Le quotidien titre ainsi: "Le profil statistique du Roumain dans l'UE: un pauvre bien éduqué et ayant une faible espérance de vie". Déjà, vu de France, c'est peut-être plus chic d'être pauvre et bien éduqué (à condition de regarder avec un seul oeil, de préférence le gauche). Mais c'est l'espérance de vie qui inquiète: 71,1 ans pour les hommes (70,9 ans chez les Bulgares). Le PIB roumain est presque le plus faible d'Europe: 6200 E (5400 E le PIB bulgare, le dernier), le plus élevé étant, évidemment, celui du Luxembourg 80.700 E. L'Italie aussi a un joli PIB de 25.700 E (dont, je l'ai lu quelque part, 3,5% est fait par la mafia calabraise - 53 milliards en 2013, "plus que Deutsche Bank et McDonald's réunis"). Un chapitre où la Roumanie "va bien" est celui de la dette externe: très faible, 38,9% du PIB, à comparer avec la Grèce 171,8%, le Portugal 128,7%, l'Italie 132,9%. Enfin, un pourcentage avoisinant celui du...Luxembourg, 27,7%. Encore une fois, tout dépend de comment on lit -par exemple, ce que cette dette signifie..

Un autre chapitre où la Roumanie a l'impression d'aller même très bien, c'est le niveau d'éducation. Apparemment, selon les chiffres, c'est le cas: 79,5% d'hommes et 72,4% de femmes ont fait des études secondaires. Je pense que cela va dans la continuation de la période antérieure, les populations de l'Est étant, en effet, mieux scolarisées et formées (la Tchéquie enregistre 94,8%, la Slovaquie 93,5%, la Lituanie 94,5%, l'Estonie 92,3%, la Bulgarie 81%). Néanmoins, lorsqu'on sait que l'étendue de la corruption ne va pas épargner le domaine de l'éducation (nombre de diplômés, nombre d'écoles privées..), on regarde ces chiffres sans grand enthousiasme..
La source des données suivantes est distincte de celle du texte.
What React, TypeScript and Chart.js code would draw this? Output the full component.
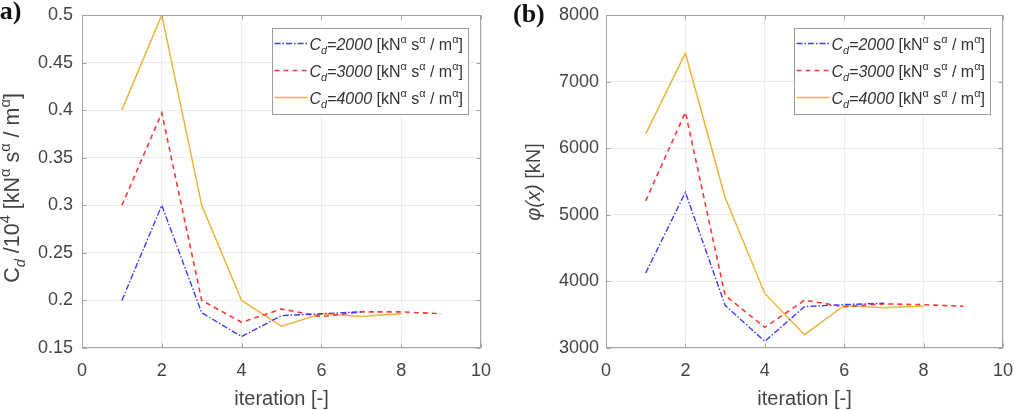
import React, { useEffect, useRef } from 'react';
import { Chart, registerables } from 'chart.js';

Chart.register(...registerables);

// ---------- data ----------
const iterBlue = [1, 2, 3, 4, 5, 6, 7];
const iterRed = [1, 2, 3, 4, 5, 6, 7, 8, 9];
const iterYellow = [1, 2, 3, 4, 5, 6, 7, 8];

const cdBlue = [0.2, 0.3, 0.187, 0.162, 0.184, 0.186, 0.188];
const cdRed = [0.3, 0.397, 0.2, 0.177, 0.191, 0.183, 0.188, 0.188, 0.186];
const cdYellow = [0.4, 0.5, 0.3, 0.2, 0.173, 0.186, 0.183, 0.186];

const phiBlue = [4126, 5338, 3641, 3100, 3621, 3652, 3671];
const phiRed = [5210, 6540, 3790, 3310, 3718, 3620, 3663, 3650, 3627];
const phiYellow = [6214, 7426, 5260, 3819, 3200, 3638, 3603, 3630];

const xTicks = [0, 2, 4, 6, 8, 10];
const cdTicks = [0.15, 0.2, 0.25, 0.3, 0.35, 0.4, 0.45, 0.5];
const phiTicks = [3000, 4000, 5000, 6000, 7000, 8000];

const cdValues = ['2000', '3000', '4000'];
const xTitle = 'iteration [-]';

// ---------- styles ----------
const FONT = '"Liberation Sans", Arial, Helvetica, sans-serif';
const TEXT = '#444444';
const BORDER = '#a3a3a3';
const GRID = '#ececec';
const seriesStyle = [
  { color: 'rgb(60,60,255)', dash: [6, 2, 1.5, 2], width: 1.4 },
  { color: 'rgb(255,55,55)', dash: [5, 4], width: 1.6 },
  { color: '#EDB53A', dash: [] as number[], width: 1.5 },
];

type Seg = { t: string; it?: boolean; sub?: boolean; sup?: boolean };

function richWidth(ctx: CanvasRenderingContext2D, segs: Seg[], size: number) {
  let w = 0;
  for (const s of segs) {
    const sz = s.sub || s.sup ? size * 0.68 : size;
    ctx.font = `${s.it ? 'italic ' : ''}${sz}px ${FONT}`;
    w += ctx.measureText(s.t).width;
  }
  return w;
}

function drawRich(ctx: CanvasRenderingContext2D, segs: Seg[], x: number, y: number, size: number) {
  let cx = x;
  ctx.textBaseline = 'alphabetic';
  ctx.textAlign = 'left';
  for (const s of segs) {
    const sz = s.sub || s.sup ? size * 0.68 : size;
    ctx.font = `${s.it ? 'italic ' : ''}${sz}px ${FONT}`;
    const dy = s.sub ? size * 0.28 : s.sup ? -size * 0.42 : 0;
    ctx.fillText(s.t, cx, y + dy);
    cx += ctx.measureText(s.t).width;
  }
}

function legendSegs(v: string): Seg[] {
  return [
    { t: 'C', it: true },
    { t: 'd', it: true, sub: true },
    { t: '=' + v, it: true },
    { t: ' [kN' },
    { t: 'α', sup: true },
    { t: ' s' },
    { t: 'α', sup: true },
    { t: ' / m' },
    { t: 'α', sup: true },
    { t: ']' },
  ];
}

const cdTitle: Seg[] = [
  { t: 'C' },
  { t: 'd', it: true, sub: true },
  { t: ' /10' },
  { t: '4', sup: true },
  { t: ' [kN' },
  { t: 'α', sup: true },
  { t: ' s' },
  { t: 'α', sup: true },
  { t: ' / m' },
  { t: 'α', sup: true },
  { t: ']' },
];

const phiTitle: Seg[] = [{ t: 'φ(x)', it: true }, { t: ' [kN]' }];

type PanelProps = {
  left: number;
  width: number;
  yWidth: number;
  padRight: number;
  series: number[][];
  iters: number[][];
  yTicks: number[];
  yTitle: Seg[];
  yTitleSize: number;
  yTitleX: number;
  yTitleY: number;
  label: string;
  labelX: number;
  labelY: number;
  tickPad: number;
};

function Panel(p: PanelProps) {
  const ref = useRef<HTMLCanvasElement>(null);
  useEffect(() => {
    const canvas = ref.current!;
    const decor = {
      id: 'decor',
      afterDraw(chart: any) {
        const ctx: CanvasRenderingContext2D = chart.ctx;
        const a = chart.chartArea;
        const xs = chart.scales.x;
        const ys = chart.scales.y;
        ctx.save();
        // box
        ctx.strokeStyle = BORDER;
        ctx.lineWidth = 1;
        const L = Math.round(a.left) + 0.5;
        const R = Math.round(a.right) - 0.5;
        const T = Math.round(a.top) + 0.5;
        const B = Math.round(a.bottom) - 0.5;
        ctx.strokeRect(L, T, R - L, B - T);
        // inward ticks
        ctx.beginPath();
        for (const v of xTicks) {
          const px = Math.round(xs.getPixelForValue(v)) + 0.5;
          ctx.moveTo(px, B); ctx.lineTo(px, B - 4);
          ctx.moveTo(px, T); ctx.lineTo(px, T + 4);
        }
        for (const v of p.yTicks) {
          const py = Math.round(ys.getPixelForValue(v)) + 0.5;
          ctx.moveTo(L, py); ctx.lineTo(L + 4, py);
          ctx.moveTo(R, py); ctx.lineTo(R - 4, py);
        }
        ctx.stroke();

        // legend
        const size = 16;
        let tw = 0;
        for (const v of cdValues) tw = Math.max(tw, richWidth(ctx, legendSegs(v), size));
        const bw = Math.round(37 + tw + 6);
        const bh = 86;
        const bx = Math.round(a.right - 13 - bw) + 0.5;
        const by = Math.round(a.top + 13) + 0.5;
        ctx.fillStyle = '#ffffff';
        ctx.fillRect(bx, by, bw, bh);
        ctx.strokeStyle = '#9c9c9c';
        ctx.lineWidth = 1;
        ctx.strokeRect(bx, by, bw, bh);
        cdValues.forEach((v, i) => {
          const ry = by + 15 + i * 27;
          const st = seriesStyle[i];
          ctx.beginPath();
          ctx.strokeStyle = st.color;
          ctx.lineWidth = st.width;
          ctx.setLineDash(st.dash);
          ctx.moveTo(bx + 2, ry);
          ctx.lineTo(bx + 35, ry);
          ctx.stroke();
          ctx.setLineDash([]);
          ctx.fillStyle = '#333333';
          drawRich(ctx, legendSegs(v), bx + 37, ry + 6, size);
        });

        // y title
        ctx.fillStyle = TEXT;
        const ts = p.yTitleSize;
        const w = richWidth(ctx, p.yTitle, ts);
        ctx.save();
        ctx.translate(p.yTitleX, p.yTitleY);
        ctx.rotate(-Math.PI / 2);
        drawRich(ctx, p.yTitle, -w / 2, 0, ts);
        ctx.restore();

        // x title
        ctx.font = `20px ${FONT}`;
        ctx.textAlign = 'center';
        ctx.textBaseline = 'alphabetic';
        ctx.fillStyle = TEXT;
        ctx.fillText(xTitle, (a.left + a.right) / 2, 405);

        // panel label
        ctx.font = `bold 26px "Liberation Serif", "Times New Roman", serif`;
        ctx.textAlign = 'left';
        ctx.fillStyle = '#111111';
        ctx.fillText(p.label, p.labelX, p.labelY);
        ctx.restore();
      },
    };

    const chart = new Chart(canvas, {
      type: 'line',
      data: {
        datasets: p.series.map((vals, i) => ({
          label: cdValues[i],
          data: p.iters[i].map((x, j) => ({ x, y: vals[j] })),
          borderColor: seriesStyle[i].color,
          borderWidth: seriesStyle[i].width,
          borderDash: seriesStyle[i].dash,
          pointRadius: 0,
          tension: 0,
          fill: false,
        })),
      },
      options: {
        animation: false,
        responsive: false,
        maintainAspectRatio: false,
        events: [],
        layout: { padding: { left: 0, top: 15, right: p.padRight, bottom: 0 } },
        plugins: { legend: { display: false }, tooltip: { enabled: false }, title: { display: false } },
        scales: {
          x: {
            type: 'linear',
            min: 0,
            max: 10,
            afterBuildTicks: (s: any) => { s.ticks = xTicks.map((v) => ({ value: v })); },
            afterFit: (s: any) => { s.height = 62; s.paddingLeft = 0; s.paddingRight = 0; },
            grid: { color: GRID, drawTicks: false },
            border: { display: false },
            ticks: {
              padding: 12,
              color: TEXT,
              font: { family: FONT, size: 18 },
              maxRotation: 0,
              callback: (v: any) => String(v),
            },
          },
          y: {
            type: 'linear',
            min: p.yTicks[0],
            max: p.yTicks[p.yTicks.length - 1],
            afterBuildTicks: (s: any) => { s.ticks = p.yTicks.map((v) => ({ value: v })); },
            afterFit: (s: any) => { s.width = p.yWidth; s.paddingTop = 0; s.paddingBottom = 0; },
            grid: { color: GRID, drawTicks: false },
            border: { display: false },
            ticks: {
              padding: p.tickPad,
              color: TEXT,
              font: { family: FONT, size: 18 },
              callback: (v: any) => String(Math.round(Number(v) * 1000) / 1000),
            },
          },
        },
      },
      plugins: [decor],
    } as any);
    return () => chart.destroy();
  }, []);
  return (
    <canvas
      ref={ref}
      width={p.width}
      height={410}
      style={{ position: 'absolute', left: p.left, top: 0, width: p.width, height: 410 }}
    />
  );
}

export default function App() {
  return (
    <div style={{ position: 'absolute', left: 0, top: 0, width: 1014, height: 410, overflow: 'hidden', background: '#ffffff' }}>
      <Panel
        left={0}
        width={507}
        yWidth={82}
        padRight={26}
        series={[cdBlue, cdRed, cdYellow]}
        iters={[iterBlue, iterRed, iterYellow]}
        yTicks={cdTicks}
        yTitle={cdTitle}
        yTitleSize={21.5}
        yTitleX={19}
        yTitleY={188}
        label="(a)"
        labelX={-9}
        labelY={19}
        tickPad={9}
      />
      <Panel
        left={507}
        width={507}
        yWidth={99}
        padRight={11}
        series={[phiBlue, phiRed, phiYellow]}
        iters={[iterBlue, iterRed, iterYellow]}
        yTicks={phiTicks}
        yTitle={phiTitle}
        yTitleSize={20}
        yTitleX={33}
        yTitleY={182}
        label="(b)"
        labelX={6}
        labelY={22}
        tickPad={7}
      />
    </div>
  );
}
J'apprends que l'Université Polytechnique de Bucarest (UPB) a fait des démarches pour offrir à Madame Merkel le titre de Docteur Honoris Causa, et que la Chancelière l'a refusé. L'actuelle présidente du Sénat à l'UPB, ancienne ministre de l'Education dans un gouvernement précédent, se trouve impliquée dans un scandale de plagiat (pratique courante) dont l'enjeu est de 500.000 E. Elle ne serait pas au courant du refus, mais les journalistes de Romania Libera ont obtenu l'information auprès des représentants de la Chancellerie allemande: "Madame Merkel reçoit de nombreuses demandes, et nous ne commentons pas les motifs pour lesquels elle refuse ou accepte ces titres." Oui, cela fait du bien de pouvoir constater, de temps en temps, que tout ne peut être acheté ou monnayé, partout.